* BEGIN *

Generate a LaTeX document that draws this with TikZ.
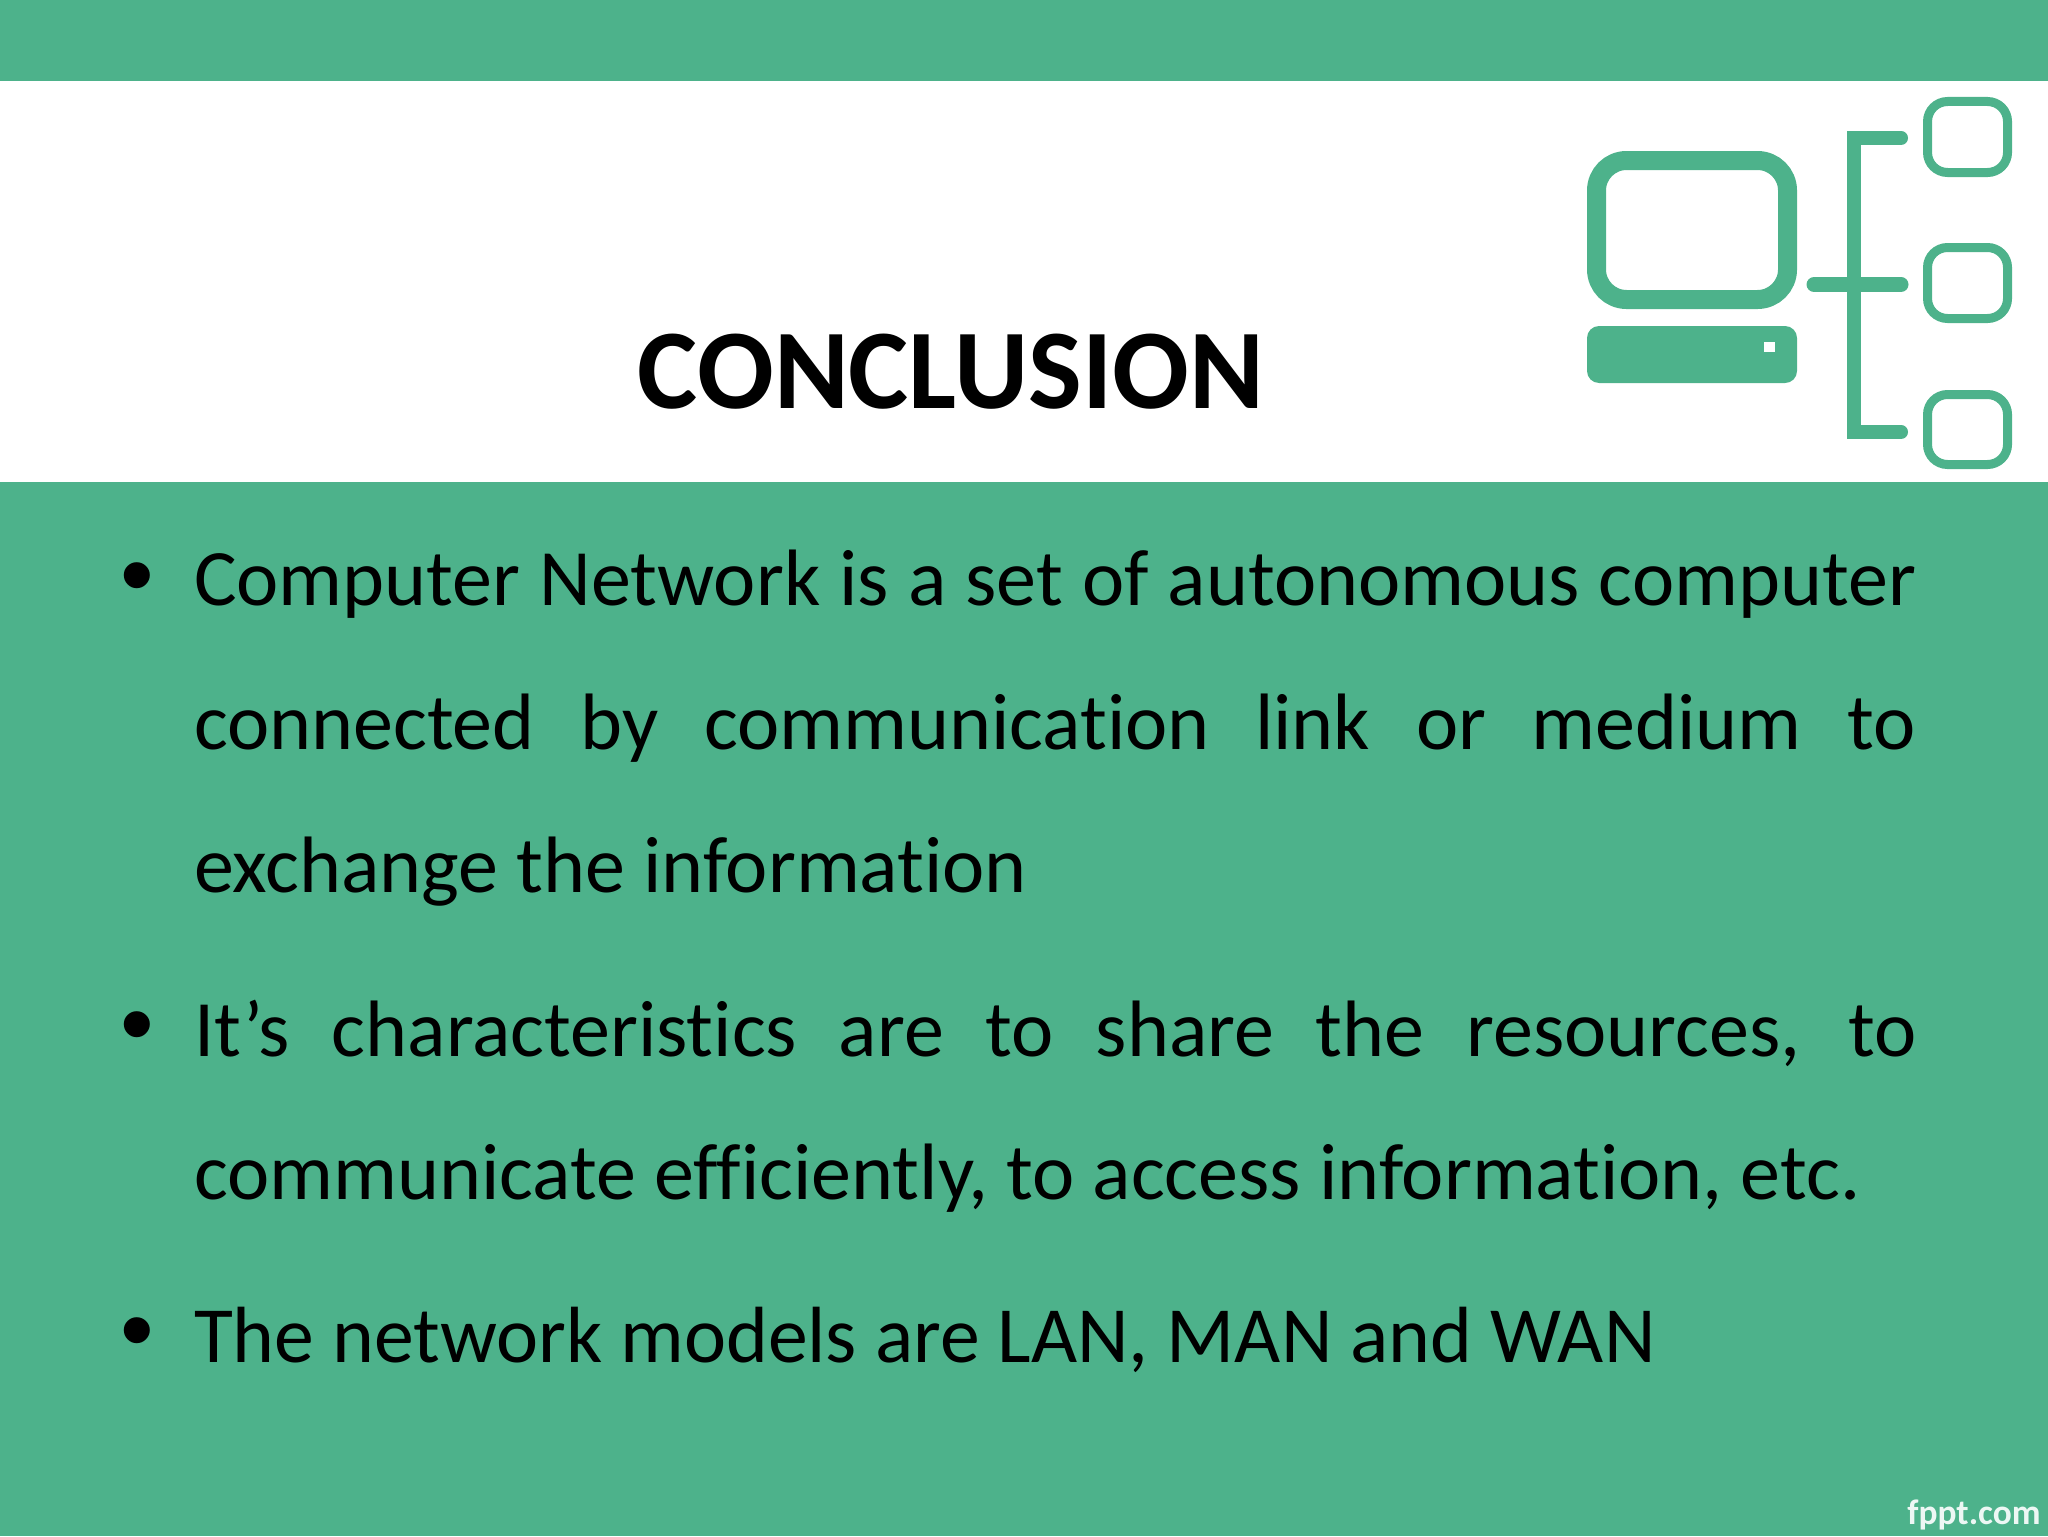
\documentclass[tikz,border=0pt]{standalone}
\usepackage{fontspec}
\setmainfont[RawFeature={-liga}]{Carlito}
\newfontfamily\bulletfont{Liberation Sans}
\definecolor{band}{HTML}{4DB28B}
\tikzset{
  x=0.5pt,y=-0.5pt,
  bodyline/.style={anchor=base west,inner sep=0pt,outer sep=0pt,font=\fontsize{40}{40}\selectfont,text=black},
  bulletmark/.style={anchor=base,inner sep=0pt,font=\bulletfont\fontsize{48}{48}\selectfont,text=black},
  iconline/.style={draw=band,line cap=round,line join=miter},
  iconbox/.style={draw=band,line width=4.5pt,rounded corners=10pt},
}
\newcommand{\lineW}{861pt}
\begin{document}
\begin{tikzpicture}
\useasboundingbox (0,0) rectangle (2048,1536);
\fill[band] (0,0) rectangle (2048,81);
\fill[band] (0,482) rectangle (2048,1536);
% icon
\draw[draw=band,line width=9.5pt,rounded corners=15pt] (1596.5,160.5) rectangle (1787.5,299.5);
\fill[band,rounded corners=6pt] (1587,326) rectangle (1797,383);
\fill[white] (1764,342) rectangle (1775,352);
\draw[iconline,line width=7pt] (1901,138) -- (1854,138) -- (1854,432) -- (1901,432);
\draw[iconline,line width=7.5pt] (1814,284.5) -- (1901,284.5);
\draw[iconbox] (1927.5,101.5) rectangle (2007.5,172.5);
\draw[iconbox] (1927.5,247.5) rectangle (2007.5,318.5);
\draw[iconbox] (1927.5,394.5) rectangle (2007.5,464.5);
% title
\node[anchor=base,inner sep=0pt,font=\bfseries\fontsize{56.8}{57}\selectfont] (title) at (951,408) {CONCLUSION};
% bullets
\node[bulletmark] (b1) at (137,607) {•};
\node[bulletmark] (b2) at (137,1056) {•};
\node[bulletmark] (b3) at (137,1362) {•};
% body
\node[bodyline] (l1) at (194,605) {\makebox[\lineW][s]{Computer Network is a set of autonomous computer}};
\node[bodyline] (l2) at (194,749) {\makebox[\lineW][s]{connected by communication link or medium to}};
\node[bodyline] (l3) at (194,892) {exchange the information};
\node[bodyline] (l4) at (194,1056) {\makebox[\lineW][s]{It’s characteristics are to share the resources, to}};
\node[bodyline] (l5) at (194,1199) {communicate efficiently, to access information, etc.};
\node[bodyline,font=\fontsize{39.85}{40}\selectfont] (l6) at (194,1362) {The network models are LAN, MAN and WAN};
% logo
\node[anchor=base east,inner sep=0pt,text=white!90!band,font=\bfseries\fontsize{17.7}{18}\selectfont] (logo) at (2041,1524) {fppt.com};
\end{tikzpicture}
\end{document}
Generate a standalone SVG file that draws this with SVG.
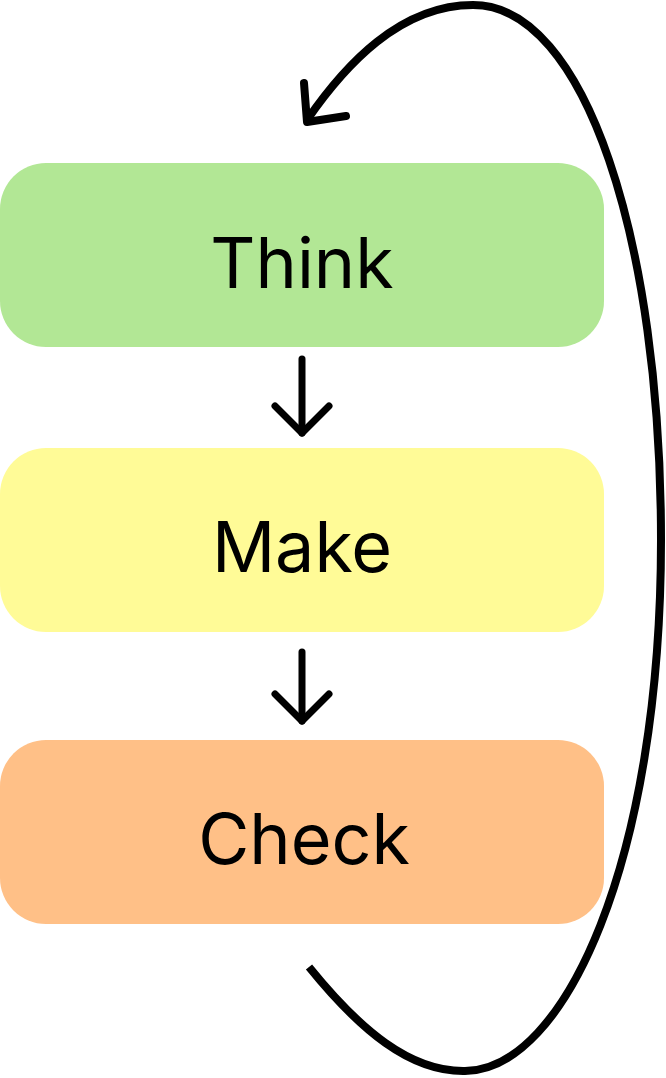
<svg xmlns="http://www.w3.org/2000/svg" width="666" height="1078" viewBox="0 0 666 1078">
<style>
.lbl{font-family:Inter,Roboto,"Liberation Sans",sans-serif;font-size:70px;fill:#000;text-anchor:middle}
.ln{fill:none;stroke:#000;stroke-width:7;stroke-linecap:round;stroke-linejoin:round}
.big{fill:none;stroke:#000;stroke-width:8;stroke-linejoin:round}
</style>
<defs>
<marker id="chev" markerUnits="userSpaceOnUse" orient="auto" refX="0" refY="0" markerWidth="80" markerHeight="80" viewBox="-40 -40 80 80" overflow="visible">
<path d="M-27,-27 L0,0 L-27,27" fill="none" stroke="#000" stroke-width="7" stroke-linecap="round" stroke-linejoin="round"/>
</marker>
</defs>
<rect width="666" height="1078" fill="#fff"/>
<g id="think">
<rect x="0" y="163" width="604" height="184" rx="46" fill="#b2e795"/>
<text class="lbl" x="302" y="288">Think</text>
</g>
<g id="make">
<rect x="0" y="448" width="604" height="184" rx="46" fill="#fffb97"/>
<text class="lbl" x="302" y="572">Make</text>
</g>
<g id="check">
<rect x="0" y="740" width="604" height="184" rx="46" fill="#ffc087"/>
<text class="lbl" x="304" y="864">Check</text>
</g>
<g id="connectors">
<path class="ln" d="M302,359 L302,433" marker-end="url(#chev)"/>
<path class="ln" d="M302,652 L302,721" marker-end="url(#chev)"/>
<path class="big" d="M309,967 C360,1030 410,1072 465,1071 C565,1070 661,860 661,540 C661,240 585,5 473,5 C400,5 345,65 307,120"/>
<path class="big" d="M304,83 L307,122 L346,116" stroke-linecap="round"/>
</g>
</svg>
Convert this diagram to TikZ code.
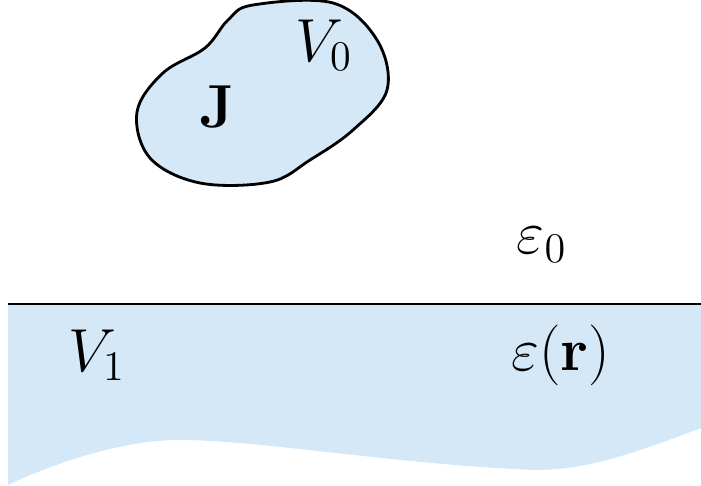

* END *

● Short task: Copy the listing word for word, excluding its pictures.

● Reply:
Generate a LaTeX document that draws this with TikZ.
\documentclass[tikz,border=0pt]{standalone}
\usepackage{fontspec}
\setmainfont[RawFeature={-liga}]{Carlito}
\newfontfamily\bulletfont{Liberation Sans}
\definecolor{band}{HTML}{4DB28B}
\tikzset{
  x=0.5pt,y=-0.5pt,
  bodyline/.style={anchor=base west,inner sep=0pt,outer sep=0pt,font=\fontsize{40}{40}\selectfont,text=black},
  bulletmark/.style={anchor=base,inner sep=0pt,font=\bulletfont\fontsize{48}{48}\selectfont,text=black},
  iconline/.style={draw=band,line cap=round,line join=miter},
  iconbox/.style={draw=band,line width=4.5pt,rounded corners=10pt},
}
\newcommand{\lineW}{861pt}
\begin{document}
\begin{tikzpicture}
\useasboundingbox (0,0) rectangle (2048,1536);
\fill[band] (0,0) rectangle (2048,81);
\fill[band] (0,482) rectangle (2048,1536);
% icon
\draw[draw=band,line width=9.5pt,rounded corners=15pt] (1596.5,160.5) rectangle (1787.5,299.5);
\fill[band,rounded corners=6pt] (1587,326) rectangle (1797,383);
\fill[white] (1764,342) rectangle (1775,352);
\draw[iconline,line width=7pt] (1901,138) -- (1854,138) -- (1854,432) -- (1901,432);
\draw[iconline,line width=7.5pt] (1814,284.5) -- (1901,284.5);
\draw[iconbox] (1927.5,101.5) rectangle (2007.5,172.5);
\draw[iconbox] (1927.5,247.5) rectangle (2007.5,318.5);
\draw[iconbox] (1927.5,394.5) rectangle (2007.5,464.5);
% title
\node[anchor=base,inner sep=0pt,font=\bfseries\fontsize{56.8}{57}\selectfont] (title) at (951,408) {CONCLUSION};
% bullets
\node[bulletmark] (b1) at (137,607) {•};
\node[bulletmark] (b2) at (137,1056) {•};
\node[bulletmark] (b3) at (137,1362) {•};
% body
\node[bodyline] (l1) at (194,605) {\makebox[\lineW][s]{Computer Network is a set of autonomous computer}};
\node[bodyline] (l2) at (194,749) {\makebox[\lineW][s]{connected by communication link or medium to}};
\node[bodyline] (l3) at (194,892) {exchange the information};
\node[bodyline] (l4) at (194,1056) {\makebox[\lineW][s]{It’s characteristics are to share the resources, to}};
\node[bodyline] (l5) at (194,1199) {communicate efficiently, to access information, etc.};
\node[bodyline,font=\fontsize{39.85}{40}\selectfont] (l6) at (194,1362) {The network models are LAN, MAN and WAN};
% logo
\node[anchor=base east,inner sep=0pt,text=white!90!band,font=\bfseries\fontsize{17.7}{18}\selectfont] (logo) at (2041,1524) {fppt.com};
\end{tikzpicture}
\end{document}
Generate a standalone SVG file that draws this with SVG.
<svg xmlns="http://www.w3.org/2000/svg" width="666" height="1078" viewBox="0 0 666 1078">
<style>
.lbl{font-family:Inter,Roboto,"Liberation Sans",sans-serif;font-size:70px;fill:#000;text-anchor:middle}
.ln{fill:none;stroke:#000;stroke-width:7;stroke-linecap:round;stroke-linejoin:round}
.big{fill:none;stroke:#000;stroke-width:8;stroke-linejoin:round}
</style>
<defs>
<marker id="chev" markerUnits="userSpaceOnUse" orient="auto" refX="0" refY="0" markerWidth="80" markerHeight="80" viewBox="-40 -40 80 80" overflow="visible">
<path d="M-27,-27 L0,0 L-27,27" fill="none" stroke="#000" stroke-width="7" stroke-linecap="round" stroke-linejoin="round"/>
</marker>
</defs>
<rect width="666" height="1078" fill="#fff"/>
<g id="think">
<rect x="0" y="163" width="604" height="184" rx="46" fill="#b2e795"/>
<text class="lbl" x="302" y="288">Think</text>
</g>
<g id="make">
<rect x="0" y="448" width="604" height="184" rx="46" fill="#fffb97"/>
<text class="lbl" x="302" y="572">Make</text>
</g>
<g id="check">
<rect x="0" y="740" width="604" height="184" rx="46" fill="#ffc087"/>
<text class="lbl" x="304" y="864">Check</text>
</g>
<g id="connectors">
<path class="ln" d="M302,359 L302,433" marker-end="url(#chev)"/>
<path class="ln" d="M302,652 L302,721" marker-end="url(#chev)"/>
<path class="big" d="M309,967 C360,1030 410,1072 465,1071 C565,1070 661,860 661,540 C661,240 585,5 473,5 C400,5 345,65 307,120"/>
<path class="big" d="M304,83 L307,122 L346,116" stroke-linecap="round"/>
</g>
</svg>
Convert this diagram to TikZ code.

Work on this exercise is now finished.